>> Start SUPPLIED MATERIAL

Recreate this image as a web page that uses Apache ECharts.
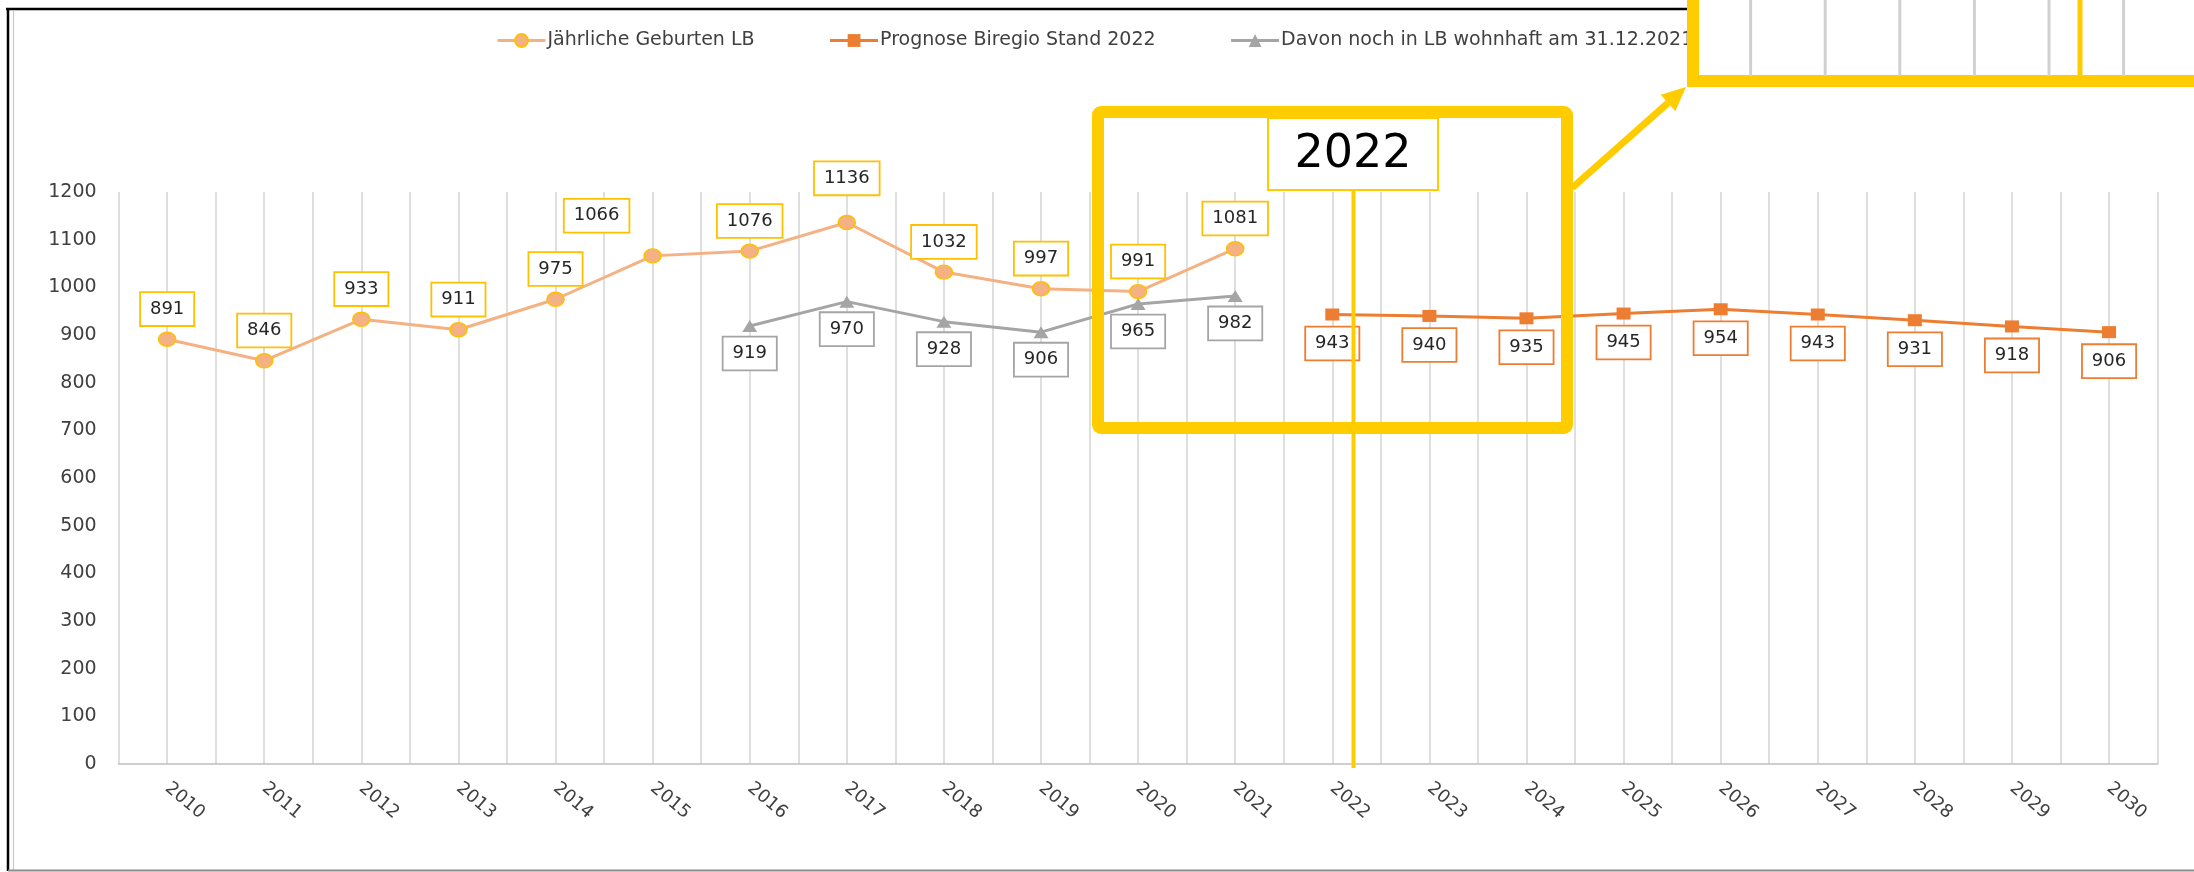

>> End SUPPLIED MATERIAL
>> Start SUPPLIED MATERIAL

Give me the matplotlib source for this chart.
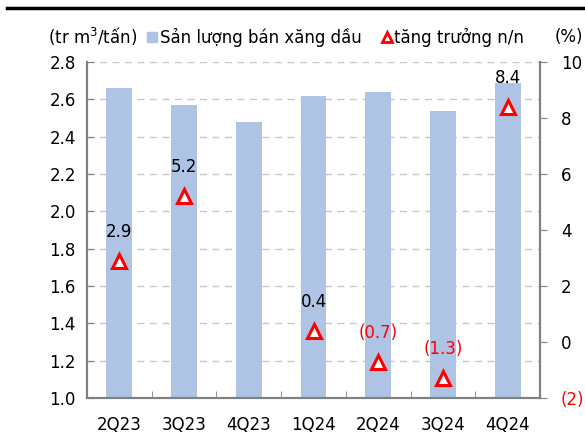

>> End SUPPLIED MATERIAL
>> Start SUPPLIED MATERIAL

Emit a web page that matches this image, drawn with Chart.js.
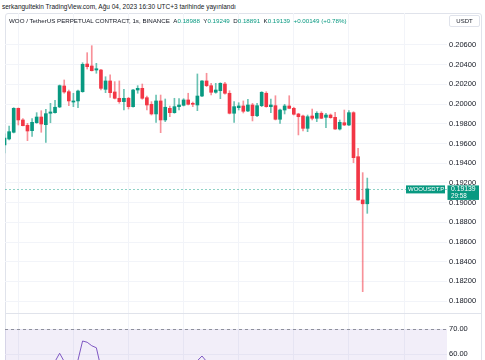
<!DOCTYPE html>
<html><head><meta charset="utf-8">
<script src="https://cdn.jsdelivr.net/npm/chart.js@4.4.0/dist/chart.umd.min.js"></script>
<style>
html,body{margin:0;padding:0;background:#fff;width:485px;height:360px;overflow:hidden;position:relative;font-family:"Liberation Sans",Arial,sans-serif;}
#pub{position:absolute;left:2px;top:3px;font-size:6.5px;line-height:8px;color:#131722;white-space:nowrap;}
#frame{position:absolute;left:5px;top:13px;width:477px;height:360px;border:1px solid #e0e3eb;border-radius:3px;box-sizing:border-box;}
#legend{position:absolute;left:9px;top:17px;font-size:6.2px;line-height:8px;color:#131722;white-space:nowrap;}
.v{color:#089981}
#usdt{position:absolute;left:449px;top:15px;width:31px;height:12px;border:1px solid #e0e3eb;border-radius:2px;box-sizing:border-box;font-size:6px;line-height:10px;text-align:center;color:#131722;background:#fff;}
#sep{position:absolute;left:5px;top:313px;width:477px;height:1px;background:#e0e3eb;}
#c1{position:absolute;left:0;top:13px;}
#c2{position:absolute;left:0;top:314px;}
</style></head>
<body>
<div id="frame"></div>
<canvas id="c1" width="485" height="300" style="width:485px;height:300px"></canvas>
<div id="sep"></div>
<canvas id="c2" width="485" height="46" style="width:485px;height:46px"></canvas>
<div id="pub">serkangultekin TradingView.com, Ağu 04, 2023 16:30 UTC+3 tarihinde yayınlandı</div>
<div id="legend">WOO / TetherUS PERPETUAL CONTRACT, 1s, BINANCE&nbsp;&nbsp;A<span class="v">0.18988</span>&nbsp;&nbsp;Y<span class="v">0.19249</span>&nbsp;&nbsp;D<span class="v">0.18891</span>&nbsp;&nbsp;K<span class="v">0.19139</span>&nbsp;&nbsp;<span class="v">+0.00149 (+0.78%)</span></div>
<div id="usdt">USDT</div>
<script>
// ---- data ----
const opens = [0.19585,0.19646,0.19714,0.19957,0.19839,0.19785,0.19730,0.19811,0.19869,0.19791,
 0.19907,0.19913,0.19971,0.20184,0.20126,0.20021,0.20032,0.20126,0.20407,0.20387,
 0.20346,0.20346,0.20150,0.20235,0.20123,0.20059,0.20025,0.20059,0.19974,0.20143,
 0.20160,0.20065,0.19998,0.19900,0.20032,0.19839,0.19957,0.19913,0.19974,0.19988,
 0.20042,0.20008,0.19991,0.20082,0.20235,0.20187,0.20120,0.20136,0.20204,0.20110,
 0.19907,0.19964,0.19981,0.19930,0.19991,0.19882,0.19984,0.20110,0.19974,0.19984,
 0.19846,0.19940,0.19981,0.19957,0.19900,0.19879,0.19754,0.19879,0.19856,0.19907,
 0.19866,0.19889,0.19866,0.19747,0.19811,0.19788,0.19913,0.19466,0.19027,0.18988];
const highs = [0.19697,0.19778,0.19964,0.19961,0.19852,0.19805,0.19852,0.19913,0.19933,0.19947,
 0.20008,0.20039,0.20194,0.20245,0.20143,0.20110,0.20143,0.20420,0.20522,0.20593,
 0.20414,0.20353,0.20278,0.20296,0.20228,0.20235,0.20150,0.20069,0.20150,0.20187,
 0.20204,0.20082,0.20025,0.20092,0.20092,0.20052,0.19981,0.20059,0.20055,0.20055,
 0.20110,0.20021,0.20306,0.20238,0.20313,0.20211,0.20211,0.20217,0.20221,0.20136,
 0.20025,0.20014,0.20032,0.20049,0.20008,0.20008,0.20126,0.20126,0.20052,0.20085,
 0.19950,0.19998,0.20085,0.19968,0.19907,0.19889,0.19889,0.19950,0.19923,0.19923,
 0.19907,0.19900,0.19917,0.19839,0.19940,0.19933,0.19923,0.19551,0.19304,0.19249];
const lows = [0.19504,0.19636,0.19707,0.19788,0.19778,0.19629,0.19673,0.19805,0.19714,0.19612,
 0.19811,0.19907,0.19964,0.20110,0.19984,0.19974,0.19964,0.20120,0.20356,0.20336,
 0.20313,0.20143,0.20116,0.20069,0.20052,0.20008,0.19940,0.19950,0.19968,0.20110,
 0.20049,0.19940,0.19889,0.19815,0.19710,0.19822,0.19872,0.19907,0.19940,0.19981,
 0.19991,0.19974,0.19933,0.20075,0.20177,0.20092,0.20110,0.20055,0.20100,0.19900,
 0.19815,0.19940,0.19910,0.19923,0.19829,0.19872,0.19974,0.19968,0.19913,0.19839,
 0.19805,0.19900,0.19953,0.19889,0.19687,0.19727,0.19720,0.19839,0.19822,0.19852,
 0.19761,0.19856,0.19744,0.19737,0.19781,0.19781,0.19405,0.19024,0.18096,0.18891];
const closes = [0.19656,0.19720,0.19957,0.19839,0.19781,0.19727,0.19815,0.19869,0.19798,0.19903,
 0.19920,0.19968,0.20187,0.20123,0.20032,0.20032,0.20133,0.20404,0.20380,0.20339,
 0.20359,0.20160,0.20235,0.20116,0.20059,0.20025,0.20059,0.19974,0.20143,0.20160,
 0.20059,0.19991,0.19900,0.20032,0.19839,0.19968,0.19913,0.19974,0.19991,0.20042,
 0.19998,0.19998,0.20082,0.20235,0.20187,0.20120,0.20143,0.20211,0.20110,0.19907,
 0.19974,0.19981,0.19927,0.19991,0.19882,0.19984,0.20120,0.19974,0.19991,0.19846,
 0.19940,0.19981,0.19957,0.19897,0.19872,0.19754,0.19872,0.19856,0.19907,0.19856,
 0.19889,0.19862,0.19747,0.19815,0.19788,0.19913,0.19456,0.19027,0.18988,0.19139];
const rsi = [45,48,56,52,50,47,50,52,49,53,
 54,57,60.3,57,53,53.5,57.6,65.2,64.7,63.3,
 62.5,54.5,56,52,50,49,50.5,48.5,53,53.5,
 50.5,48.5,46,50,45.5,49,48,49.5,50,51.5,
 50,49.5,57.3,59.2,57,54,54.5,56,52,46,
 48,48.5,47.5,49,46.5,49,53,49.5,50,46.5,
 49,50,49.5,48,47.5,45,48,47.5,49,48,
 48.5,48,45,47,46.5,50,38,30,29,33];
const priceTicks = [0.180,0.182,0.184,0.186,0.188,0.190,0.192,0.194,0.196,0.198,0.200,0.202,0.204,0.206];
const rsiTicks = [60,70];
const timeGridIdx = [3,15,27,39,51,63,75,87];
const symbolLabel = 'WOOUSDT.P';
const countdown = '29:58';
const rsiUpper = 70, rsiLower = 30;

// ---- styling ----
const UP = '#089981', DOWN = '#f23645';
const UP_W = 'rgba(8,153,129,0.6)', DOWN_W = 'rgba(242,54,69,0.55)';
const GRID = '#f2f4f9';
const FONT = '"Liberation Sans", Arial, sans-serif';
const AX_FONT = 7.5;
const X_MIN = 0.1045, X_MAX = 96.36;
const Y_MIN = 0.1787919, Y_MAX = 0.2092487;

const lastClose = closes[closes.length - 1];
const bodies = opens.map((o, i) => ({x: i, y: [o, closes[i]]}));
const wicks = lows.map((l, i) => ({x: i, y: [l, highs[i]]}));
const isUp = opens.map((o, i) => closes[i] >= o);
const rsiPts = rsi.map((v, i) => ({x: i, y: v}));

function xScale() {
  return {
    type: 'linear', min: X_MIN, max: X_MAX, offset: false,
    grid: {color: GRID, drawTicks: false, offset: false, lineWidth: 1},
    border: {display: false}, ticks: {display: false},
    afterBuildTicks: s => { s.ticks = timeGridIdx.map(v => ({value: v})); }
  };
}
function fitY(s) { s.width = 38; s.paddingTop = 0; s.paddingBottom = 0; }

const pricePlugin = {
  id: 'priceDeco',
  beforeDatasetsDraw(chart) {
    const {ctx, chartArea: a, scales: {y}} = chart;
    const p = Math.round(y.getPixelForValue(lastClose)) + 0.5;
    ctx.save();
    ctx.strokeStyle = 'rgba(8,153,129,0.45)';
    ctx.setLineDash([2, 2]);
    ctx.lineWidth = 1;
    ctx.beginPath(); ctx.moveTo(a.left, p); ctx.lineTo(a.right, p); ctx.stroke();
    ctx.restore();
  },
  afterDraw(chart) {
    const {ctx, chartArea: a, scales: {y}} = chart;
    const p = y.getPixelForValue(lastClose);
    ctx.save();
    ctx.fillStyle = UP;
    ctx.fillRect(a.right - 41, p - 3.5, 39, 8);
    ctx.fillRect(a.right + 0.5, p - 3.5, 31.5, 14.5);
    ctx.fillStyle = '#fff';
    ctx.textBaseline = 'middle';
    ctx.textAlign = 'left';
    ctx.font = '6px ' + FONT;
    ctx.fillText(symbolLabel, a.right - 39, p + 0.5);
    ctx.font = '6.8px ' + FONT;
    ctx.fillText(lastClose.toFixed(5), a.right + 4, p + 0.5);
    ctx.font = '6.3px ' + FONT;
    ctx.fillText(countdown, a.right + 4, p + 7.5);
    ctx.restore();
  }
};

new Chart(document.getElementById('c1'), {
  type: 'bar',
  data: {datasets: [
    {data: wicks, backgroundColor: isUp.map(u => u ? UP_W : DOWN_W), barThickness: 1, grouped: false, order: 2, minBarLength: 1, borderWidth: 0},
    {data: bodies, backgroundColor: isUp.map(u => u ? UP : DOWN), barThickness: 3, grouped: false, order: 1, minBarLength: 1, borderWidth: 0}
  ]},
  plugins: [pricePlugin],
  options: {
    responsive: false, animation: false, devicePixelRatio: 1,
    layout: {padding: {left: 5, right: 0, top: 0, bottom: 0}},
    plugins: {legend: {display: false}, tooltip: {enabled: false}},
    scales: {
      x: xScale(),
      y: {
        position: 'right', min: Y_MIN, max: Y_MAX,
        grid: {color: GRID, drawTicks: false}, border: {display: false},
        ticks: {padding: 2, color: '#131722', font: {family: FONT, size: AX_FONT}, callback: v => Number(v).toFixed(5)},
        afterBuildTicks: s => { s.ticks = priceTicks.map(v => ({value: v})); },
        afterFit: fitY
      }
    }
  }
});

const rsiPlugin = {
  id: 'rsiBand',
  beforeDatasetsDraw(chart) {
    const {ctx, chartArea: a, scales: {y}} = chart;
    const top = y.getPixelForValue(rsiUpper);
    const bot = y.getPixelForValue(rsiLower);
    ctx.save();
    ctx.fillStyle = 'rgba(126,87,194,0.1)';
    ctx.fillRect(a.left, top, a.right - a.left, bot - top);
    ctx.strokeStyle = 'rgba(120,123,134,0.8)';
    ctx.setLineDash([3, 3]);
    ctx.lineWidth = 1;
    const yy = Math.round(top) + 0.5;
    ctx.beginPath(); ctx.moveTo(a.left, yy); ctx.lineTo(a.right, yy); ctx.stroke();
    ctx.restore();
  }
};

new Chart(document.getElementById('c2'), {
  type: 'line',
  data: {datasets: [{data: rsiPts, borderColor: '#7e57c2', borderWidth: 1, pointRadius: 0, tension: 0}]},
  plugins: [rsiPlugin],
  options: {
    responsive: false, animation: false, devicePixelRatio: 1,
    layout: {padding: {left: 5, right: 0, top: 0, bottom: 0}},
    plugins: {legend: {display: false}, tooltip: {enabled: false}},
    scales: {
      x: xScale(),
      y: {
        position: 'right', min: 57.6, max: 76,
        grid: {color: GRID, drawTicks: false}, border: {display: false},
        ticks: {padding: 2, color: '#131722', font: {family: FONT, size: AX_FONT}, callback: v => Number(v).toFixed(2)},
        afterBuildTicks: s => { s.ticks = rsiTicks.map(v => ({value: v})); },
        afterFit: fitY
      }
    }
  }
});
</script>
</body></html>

>> End SUPPLIED MATERIAL

• [WHAT TO PRODUCE]
Lines containing the string "page" should be counted; reply with their number and nothing more.

• [ANSWER TO THIS EXERCISE]
2